K’gari is world heritage listed wonderland, and part of the Great Sandy National Park.
The Lake Wabby walk starts a few minutes drive north from the village of Eurong, off the beach. We were astounded one of the kids spotted an echidna at the start of the track – and it stayed put while we all had a chance to look.
We ditched our thongs for bare feet – it was sand all the way, and lots of steps!
Lake Wabby is very different from Lake MacKenzie. We approached it from the Hammerstone sandblow track- with magnificent views over the Pacific, just as amazing as Carlo Sandblow in Rainbow Beach…with a bonus lake attached!
It is Hammerstone Sandblow, that makes it unique – the lake was a coastal creek from a natural spring. The dunes moved and blocked it, forming the only barrage lake on K’gari.
Even today, migrating sands are blowing down the east-facing dune advancing about a metre a year. It is slowly filling the lake. In one hundred years – it may not be here!
Lake Wabby is said to be the deepest lake on the island, and is also known as a window lake due to a valley in the sand exposing the water table.
Unlike some of the other more acidic lakes, fish live here. We loved our paddles in the shallows of this ethereal place. It has a very steep shoreline. There have been serious spinal injuries here from people running, diving or jumping into the lake or boarding and sliding down the dunes.
We didn’t need towels, everyone dried off on the return walk. And were treated with sunset vistas…and sadly, but not suprisingly, the little echidna had moved on…
The walk is 4.1 km one way, and the Queensland Parks website says to allow 2 hours walking time on this grade 4 walking track.
This lake is just one on the Fraser Island Great Walk, with a walk-in campsite near the lookout.
If you’re not on the Great Walk, the closest camping is in the dunes at One Tree Rocks or Cornwells camping area. Both are fenced, which is recommended for families with young children.
You need a high clearance 4WD, permits and a barge ticket to cross to K’gari Fraser Island. You can either drive here from Rainbow Beach in the south via Inskip Point or Hervey Bay.

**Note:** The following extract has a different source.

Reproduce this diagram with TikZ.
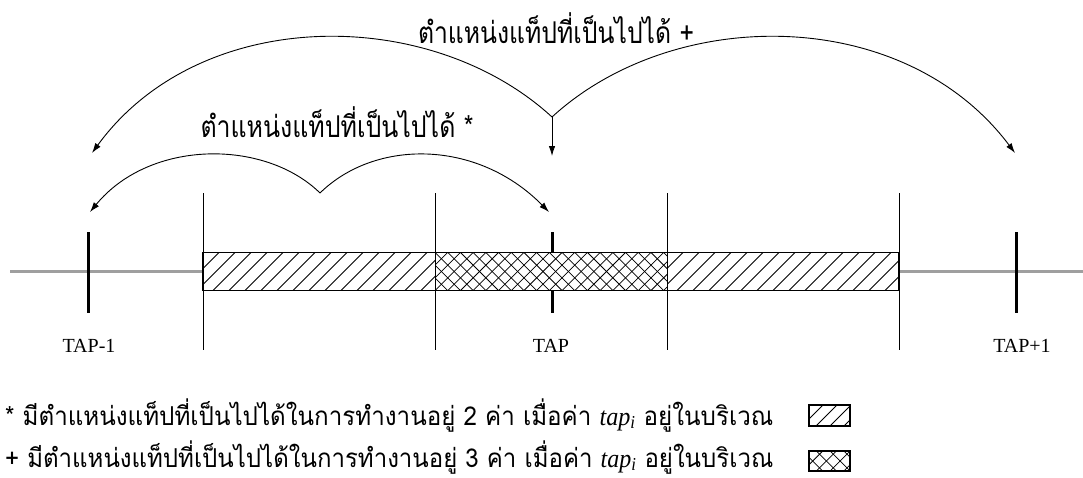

It is important to be dingo safe on Fraser Island:
- Always stay close (within arm’s reach) of children and young teenagers.
- Always walk in groups.
- Camp in fenced areas where possible.
- Walk with a stick
- Do not run. Running or jogging can trigger a negative wongari interaction.
- Never feed dingoes.
- Lock up food stores and iceboxes (even on a boat).
- Never store food or food containers in tents.
- Secure all rubbish, fish, and bait.
- No food to lakeshores.
Finally stick to the lakes and creeks, and not the ocean for swimming on Fraser Island.